Deutsche Bank is set to raise €8bn (£6.5bn) in fresh capital in a bid to bolster its finances after a torrid year.
Germany’s largest lender — and one of the biggest employers in the City — is also considering listing a small stake in its asset management arm. A previous plan to sell its German high street lender, Postbank, may now be scrapped.
The dramatic strategic shift follows a tumultuous year. Deutsche reported an annual loss of €1.4bn last month following a $7.2bn (£5.9bn) fine in the US over its role in selling toxic mortgages in the run-up to the 2008 financial crisis.
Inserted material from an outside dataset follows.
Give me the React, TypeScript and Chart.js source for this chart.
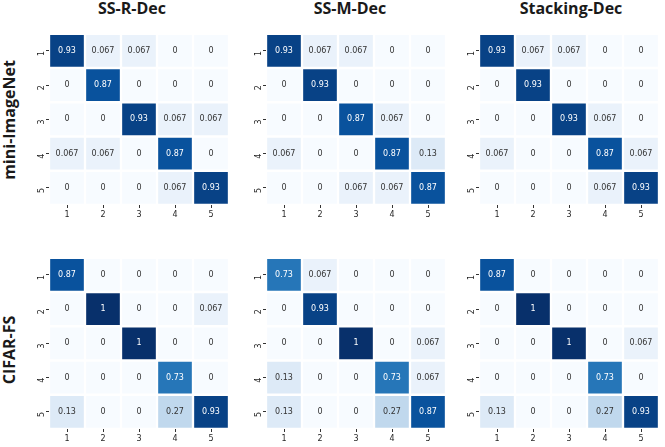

The bank has been hit with other penalties in recent months. In January it had to hand £502m to UK and US regulators over a “mirror trading” scandal in which Russian clients secretly exchanged more than $10bn of roubles and placed the money in offshore accounts.
John Cryan, the British boss of the bank, has already slashed the bonuses of more than 20,000 staff this year as a result of the settlements with regulators. But the capital raising is likely to shock shareholders as Cryan said earlier this year at the World Economic Forum in Davos that a capital boost was not in the bank’s “base case plan”.
On Friday, Deutsche said it was doing “preparatory work” on a capital increase of about €8bn. It is also considering combining its markets division and corporate finance arm, having split them in 2015.
Deutsche said a final decision on its new strategy had not been made and was “subject to market conditions” and approval by its management and supervisory boards, which are due to meet on March 16 and 17.